Signatures of long-range spin-spin interactions in an (In,Ga)As quantum dot ensemble

We present an investigation of the electron spin dynamics in an ensemble of singly charged semiconductor quantum dots subject to an external magnetic field and laser pumping with circularly polarized light. The spectral laser width is tailored such that ensembles with an increasing number of quantum dots are coherently pumped. Surprisingly, the dephasing time ${T}^{*}$ of the electron spin polarization depends only weakly on the laser spectral width. These findings can be consistently explained by a cluster theory of coupled quantum dots with a long-range electronic spin-spin interaction.

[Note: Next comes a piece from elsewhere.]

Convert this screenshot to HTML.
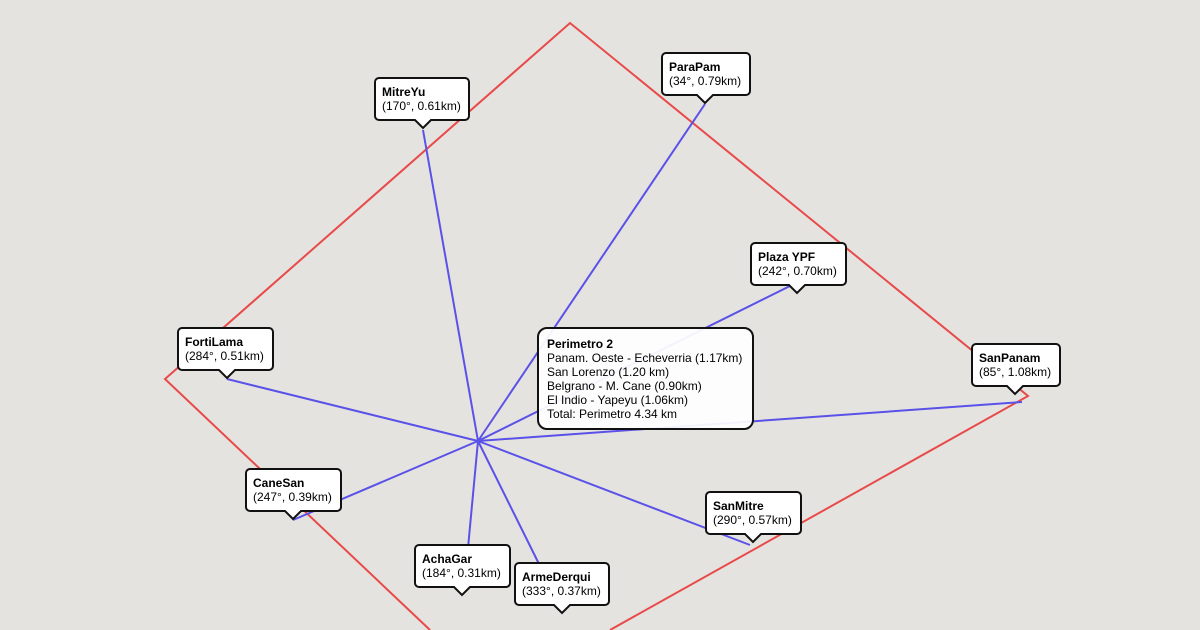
<!DOCTYPE html>
<html><head><meta charset="utf-8"><style>
html,body{margin:0;padding:0;background:#e5e3df;}
svg{display:block;font-family:"Liberation Sans",Arial,sans-serif;}
.b{font-weight:bold;font-size:12px;fill:#000}
.t{font-size:12px;fill:#000}
</style></head><body>
<svg width="1200" height="630" viewBox="0 0 1200 630">
<rect width="1200" height="630" fill="#e5e3df"/>
<polyline points="430,630 165,379 570,23 1028,396 610,630" fill="none" stroke="#e84a4a" stroke-width="2"/>
<g stroke="#5a52e8" stroke-width="2" fill="none">
<line x1="478" y1="441" x2="423" y2="130"/>
<line x1="478" y1="441" x2="705" y2="104"/>
<line x1="478" y1="441" x2="792" y2="285"/>
<line x1="478" y1="441" x2="1022" y2="402"/>
<line x1="478" y1="441" x2="227" y2="379"/>
<line x1="478" y1="441" x2="293" y2="520"/>
<line x1="478" y1="441" x2="468" y2="548"/>
<line x1="478" y1="441" x2="540" y2="566"/>
<line x1="478" y1="441" x2="750" y2="545"/>
</g>
<g stroke="#111" stroke-width="2" fill="#fff">
<path d="M379,78h86a4,4 0 0 1 4,4v34a4,4 0 0 1 -4,4h-34l-8,8l-8,-8h-36a4,4 0 0 1 -4,-4v-34a4,4 0 0 1 4,-4z"/>
<path d="M666,53h80a4,4 0 0 1 4,4v34a4,4 0 0 1 -4,4h-33l-8,8l-8,-8h-31a4,4 0 0 1 -4,-4v-34a4,4 0 0 1 4,-4z"/>
<path d="M755,243h87a4,4 0 0 1 4,4v34a4,4 0 0 1 -4,4h-37l-8,8l-8,-8h-34a4,4 0 0 1 -4,-4v-34a4,4 0 0 1 4,-4z"/>
<path d="M182,328h87a4,4 0 0 1 4,4v34a4,4 0 0 1 -4,4h-34l-8,8l-8,-8h-37a4,4 0 0 1 -4,-4v-34a4,4 0 0 1 4,-4z"/>
<path d="M976,344h80a4,4 0 0 1 4,4v34a4,4 0 0 1 -4,4h-33l-8,8l-8,-8h-31a4,4 0 0 1 -4,-4v-34a4,4 0 0 1 4,-4z"/>
<path d="M250,469h87a4,4 0 0 1 4,4v34a4,4 0 0 1 -4,4h-36l-8,8l-8,-8h-35a4,4 0 0 1 -4,-4v-34a4,4 0 0 1 4,-4z"/>
<path d="M419,545h87a4,4 0 0 1 4,4v34a4,4 0 0 1 -4,4h-36l-8,8l-8,-8h-35a4,4 0 0 1 -4,-4v-34a4,4 0 0 1 4,-4z"/>
<path d="M519,563h86a4,4 0 0 1 4,4v34a4,4 0 0 1 -4,4h-35l-8,8l-8,-8h-35a4,4 0 0 1 -4,-4v-34a4,4 0 0 1 4,-4z"/>
<path d="M710,492h87a4,4 0 0 1 4,4v34a4,4 0 0 1 -4,4h-36l-8,8l-8,-8h-35a4,4 0 0 1 -4,-4v-34a4,4 0 0 1 4,-4z"/>
<rect x="538" y="328" width="215" height="101" rx="9" fill="#fff" fill-opacity="0.93"/>
</g>
<text class="b" x="382" y="96">MitreYu</text><text class="t" x="382" y="110">(170°, 0.61km)</text>
<text class="b" x="669" y="71">ParaPam</text><text class="t" x="669" y="85">(34°, 0.79km)</text>
<text class="b" x="758" y="261">Plaza YPF</text><text class="t" x="758" y="275">(242°, 0.70km)</text>
<text class="b" x="185" y="346">FortiLama</text><text class="t" x="185" y="360">(284°, 0.51km)</text>
<text class="b" x="979" y="362">SanPanam</text><text class="t" x="979" y="376">(85°, 1.08km)</text>
<text class="b" x="253" y="487">CaneSan</text><text class="t" x="253" y="501">(247°, 0.39km)</text>
<text class="b" x="422" y="563">AchaGar</text><text class="t" x="422" y="577">(184°, 0.31km)</text>
<text class="b" x="522" y="581">ArmeDerqui</text><text class="t" x="522" y="595">(333°, 0.37km)</text>
<text class="b" x="713" y="510">SanMitre</text><text class="t" x="713" y="524">(290°, 0.57km)</text>
<text class="b" x="547" y="348">Perimetro 2</text>
<text class="t" x="547" y="362">Panam. Oeste - Echeverria (1.17km)</text>
<text class="t" x="547" y="376">San Lorenzo (1.20 km)</text>
<text class="t" x="547" y="390">Belgrano - M. Cane (0.90km)</text>
<text class="t" x="547" y="404">El Indio - Yapeyu (1.06km)</text>
<text class="t" x="547" y="418">Total: Perimetro 4.34 km</text>
</svg>
</body></html>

We present a numerical simulation of the spin dynamics based on the central spin model that includes a quantum mechanical description of the laser pulses as well as a time-independent Heisenberg interaction between each pair of electron spins. We discuss the individual dephasing contributions stemming from the Overhauser field, the distribution of the electron $g$ factors, and the electronic spin-spin interaction as well as the spectral width of the laser pulse. This analysis reveals counterbalancing effects on the total dephasing time when increasing the spectral laser width. On one hand, the increasing deviations of the electron $g$ factors reduce the dephasing time. On the other hand, more electron spins are coherently pumped and synchronize due to the electronic spin-spin interaction which extends the dephasing time. We find an excellent agreement between the experimental data and the dephasing time in the simulation using an exponential distribution of Heisenberg couplings with a mean value $\overline{J}\ensuremath{\approx}0.26\phantom{\rule{0.16em}{0ex}}\ensuremath{\mu}\mathrm{eV}$.